Make an exact copy of the listing below.

** Start Data extract **

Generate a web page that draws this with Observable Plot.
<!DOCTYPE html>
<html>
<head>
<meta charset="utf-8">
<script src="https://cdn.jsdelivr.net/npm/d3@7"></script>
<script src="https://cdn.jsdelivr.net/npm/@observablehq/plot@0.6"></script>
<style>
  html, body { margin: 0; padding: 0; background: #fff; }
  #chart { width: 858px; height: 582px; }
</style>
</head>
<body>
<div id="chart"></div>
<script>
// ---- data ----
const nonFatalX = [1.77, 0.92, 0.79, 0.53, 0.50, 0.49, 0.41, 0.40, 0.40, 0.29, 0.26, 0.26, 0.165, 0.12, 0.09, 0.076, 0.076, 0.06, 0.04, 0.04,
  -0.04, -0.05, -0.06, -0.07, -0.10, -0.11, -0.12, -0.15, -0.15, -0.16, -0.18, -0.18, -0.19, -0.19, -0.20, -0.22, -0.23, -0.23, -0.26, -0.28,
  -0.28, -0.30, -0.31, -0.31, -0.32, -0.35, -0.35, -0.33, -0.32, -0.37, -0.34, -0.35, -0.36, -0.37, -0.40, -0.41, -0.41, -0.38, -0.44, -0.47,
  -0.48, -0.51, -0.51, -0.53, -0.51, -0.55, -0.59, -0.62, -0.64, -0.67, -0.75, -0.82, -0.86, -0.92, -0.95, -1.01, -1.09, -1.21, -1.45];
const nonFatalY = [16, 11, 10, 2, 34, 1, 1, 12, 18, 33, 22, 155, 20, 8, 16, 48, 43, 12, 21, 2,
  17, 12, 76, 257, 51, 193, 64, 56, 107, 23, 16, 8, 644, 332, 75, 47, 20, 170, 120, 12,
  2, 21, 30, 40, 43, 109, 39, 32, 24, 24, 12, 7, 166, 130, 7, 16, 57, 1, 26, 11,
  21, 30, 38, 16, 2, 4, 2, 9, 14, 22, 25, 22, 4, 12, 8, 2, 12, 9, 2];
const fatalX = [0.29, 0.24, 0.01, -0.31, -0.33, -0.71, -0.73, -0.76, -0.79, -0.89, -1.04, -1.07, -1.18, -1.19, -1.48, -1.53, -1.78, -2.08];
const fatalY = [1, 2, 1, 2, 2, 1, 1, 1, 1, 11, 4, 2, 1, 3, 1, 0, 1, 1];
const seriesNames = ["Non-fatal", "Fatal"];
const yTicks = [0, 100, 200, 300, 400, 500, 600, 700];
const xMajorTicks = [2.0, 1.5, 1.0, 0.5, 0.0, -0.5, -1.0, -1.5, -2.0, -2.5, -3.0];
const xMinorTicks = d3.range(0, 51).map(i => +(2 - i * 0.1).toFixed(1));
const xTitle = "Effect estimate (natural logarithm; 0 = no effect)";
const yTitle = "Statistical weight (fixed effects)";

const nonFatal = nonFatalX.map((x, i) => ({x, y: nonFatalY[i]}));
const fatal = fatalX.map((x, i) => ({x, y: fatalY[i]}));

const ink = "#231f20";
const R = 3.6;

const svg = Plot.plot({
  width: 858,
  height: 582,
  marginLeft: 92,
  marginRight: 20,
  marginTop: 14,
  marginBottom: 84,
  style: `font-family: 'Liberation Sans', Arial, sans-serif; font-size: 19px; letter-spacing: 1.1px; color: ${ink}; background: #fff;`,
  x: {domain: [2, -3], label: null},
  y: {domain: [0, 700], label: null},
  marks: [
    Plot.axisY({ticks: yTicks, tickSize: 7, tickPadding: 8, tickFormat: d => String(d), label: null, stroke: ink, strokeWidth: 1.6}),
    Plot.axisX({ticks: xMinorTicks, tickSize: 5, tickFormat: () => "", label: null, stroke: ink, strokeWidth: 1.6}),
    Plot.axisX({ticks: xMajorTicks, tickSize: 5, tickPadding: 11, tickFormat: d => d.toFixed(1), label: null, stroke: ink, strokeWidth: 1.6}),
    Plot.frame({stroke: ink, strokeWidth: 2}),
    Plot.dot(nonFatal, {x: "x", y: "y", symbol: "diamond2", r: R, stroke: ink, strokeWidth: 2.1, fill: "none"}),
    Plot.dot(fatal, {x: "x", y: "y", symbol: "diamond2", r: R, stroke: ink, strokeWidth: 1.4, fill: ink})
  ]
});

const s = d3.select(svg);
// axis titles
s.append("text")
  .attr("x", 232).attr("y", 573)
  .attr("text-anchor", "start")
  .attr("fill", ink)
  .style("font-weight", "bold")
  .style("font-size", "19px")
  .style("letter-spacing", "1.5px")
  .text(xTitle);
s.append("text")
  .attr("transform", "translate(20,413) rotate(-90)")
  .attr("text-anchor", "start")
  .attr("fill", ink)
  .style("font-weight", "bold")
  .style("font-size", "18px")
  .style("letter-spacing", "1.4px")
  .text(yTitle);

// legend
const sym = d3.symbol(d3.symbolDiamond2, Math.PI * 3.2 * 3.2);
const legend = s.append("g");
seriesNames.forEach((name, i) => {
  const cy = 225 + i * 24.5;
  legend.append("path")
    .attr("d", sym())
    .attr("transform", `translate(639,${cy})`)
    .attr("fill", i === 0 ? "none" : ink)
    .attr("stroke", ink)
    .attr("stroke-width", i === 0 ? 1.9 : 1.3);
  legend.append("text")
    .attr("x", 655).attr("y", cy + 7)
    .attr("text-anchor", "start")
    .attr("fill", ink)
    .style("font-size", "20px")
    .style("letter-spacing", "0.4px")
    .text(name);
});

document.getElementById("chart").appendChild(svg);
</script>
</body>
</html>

** End Data extract **

▸ **Task solution**:
Generate a web page that draws this with Observable Plot.
<!DOCTYPE html>
<html>
<head>
<meta charset="utf-8">
<script src="https://cdn.jsdelivr.net/npm/d3@7"></script>
<script src="https://cdn.jsdelivr.net/npm/@observablehq/plot@0.6"></script>
<style>
  html, body { margin: 0; padding: 0; background: #fff; }
  #chart { width: 858px; height: 582px; }
</style>
</head>
<body>
<div id="chart"></div>
<script>
// ---- data ----
const nonFatalX = [1.77, 0.92, 0.79, 0.53, 0.50, 0.49, 0.41, 0.40, 0.40, 0.29, 0.26, 0.26, 0.165, 0.12, 0.09, 0.076, 0.076, 0.06, 0.04, 0.04,
  -0.04, -0.05, -0.06, -0.07, -0.10, -0.11, -0.12, -0.15, -0.15, -0.16, -0.18, -0.18, -0.19, -0.19, -0.20, -0.22, -0.23, -0.23, -0.26, -0.28,
  -0.28, -0.30, -0.31, -0.31, -0.32, -0.35, -0.35, -0.33, -0.32, -0.37, -0.34, -0.35, -0.36, -0.37, -0.40, -0.41, -0.41, -0.38, -0.44, -0.47,
  -0.48, -0.51, -0.51, -0.53, -0.51, -0.55, -0.59, -0.62, -0.64, -0.67, -0.75, -0.82, -0.86, -0.92, -0.95, -1.01, -1.09, -1.21, -1.45];
const nonFatalY = [16, 11, 10, 2, 34, 1, 1, 12, 18, 33, 22, 155, 20, 8, 16, 48, 43, 12, 21, 2,
  17, 12, 76, 257, 51, 193, 64, 56, 107, 23, 16, 8, 644, 332, 75, 47, 20, 170, 120, 12,
  2, 21, 30, 40, 43, 109, 39, 32, 24, 24, 12, 7, 166, 130, 7, 16, 57, 1, 26, 11,
  21, 30, 38, 16, 2, 4, 2, 9, 14, 22, 25, 22, 4, 12, 8, 2, 12, 9, 2];
const fatalX = [0.29, 0.24, 0.01, -0.31, -0.33, -0.71, -0.73, -0.76, -0.79, -0.89, -1.04, -1.07, -1.18, -1.19, -1.48, -1.53, -1.78, -2.08];
const fatalY = [1, 2, 1, 2, 2, 1, 1, 1, 1, 11, 4, 2, 1, 3, 1, 0, 1, 1];
const seriesNames = ["Non-fatal", "Fatal"];
const yTicks = [0, 100, 200, 300, 400, 500, 600, 700];
const xMajorTicks = [2.0, 1.5, 1.0, 0.5, 0.0, -0.5, -1.0, -1.5, -2.0, -2.5, -3.0];
const xMinorTicks = d3.range(0, 51).map(i => +(2 - i * 0.1).toFixed(1));
const xTitle = "Effect estimate (natural logarithm; 0 = no effect)";
const yTitle = "Statistical weight (fixed effects)";

const nonFatal = nonFatalX.map((x, i) => ({x, y: nonFatalY[i]}));
const fatal = fatalX.map((x, i) => ({x, y: fatalY[i]}));

const ink = "#231f20";
const R = 3.6;

const svg = Plot.plot({
  width: 858,
  height: 582,
  marginLeft: 92,
  marginRight: 20,
  marginTop: 14,
  marginBottom: 84,
  style: `font-family: 'Liberation Sans', Arial, sans-serif; font-size: 19px; letter-spacing: 1.1px; color: ${ink}; background: #fff;`,
  x: {domain: [2, -3], label: null},
  y: {domain: [0, 700], label: null},
  marks: [
    Plot.axisY({ticks: yTicks, tickSize: 7, tickPadding: 8, tickFormat: d => String(d), label: null, stroke: ink, strokeWidth: 1.6}),
    Plot.axisX({ticks: xMinorTicks, tickSize: 5, tickFormat: () => "", label: null, stroke: ink, strokeWidth: 1.6}),
    Plot.axisX({ticks: xMajorTicks, tickSize: 5, tickPadding: 11, tickFormat: d => d.toFixed(1), label: null, stroke: ink, strokeWidth: 1.6}),
    Plot.frame({stroke: ink, strokeWidth: 2}),
    Plot.dot(nonFatal, {x: "x", y: "y", symbol: "diamond2", r: R, stroke: ink, strokeWidth: 2.1, fill: "none"}),
    Plot.dot(fatal, {x: "x", y: "y", symbol: "diamond2", r: R, stroke: ink, strokeWidth: 1.4, fill: ink})
  ]
});

const s = d3.select(svg);
// axis titles
s.append("text")
  .attr("x", 232).attr("y", 573)
  .attr("text-anchor", "start")
  .attr("fill", ink)
  .style("font-weight", "bold")
  .style("font-size", "19px")
  .style("letter-spacing", "1.5px")
  .text(xTitle);
s.append("text")
  .attr("transform", "translate(20,413) rotate(-90)")
  .attr("text-anchor", "start")
  .attr("fill", ink)
  .style("font-weight", "bold")
  .style("font-size", "18px")
  .style("letter-spacing", "1.4px")
  .text(yTitle);

// legend
const sym = d3.symbol(d3.symbolDiamond2, Math.PI * 3.2 * 3.2);
const legend = s.append("g");
seriesNames.forEach((name, i) => {
  const cy = 225 + i * 24.5;
  legend.append("path")
    .attr("d", sym())
    .attr("transform", `translate(639,${cy})`)
    .attr("fill", i === 0 ? "none" : ink)
    .attr("stroke", ink)
    .attr("stroke-width", i === 0 ? 1.9 : 1.3);
  legend.append("text")
    .attr("x", 655).attr("y", cy + 7)
    .attr("text-anchor", "start")
    .attr("fill", ink)
    .style("font-size", "20px")
    .style("letter-spacing", "0.4px")
    .text(name);
});

document.getElementById("chart").appendChild(svg);
</script>
</body>
</html>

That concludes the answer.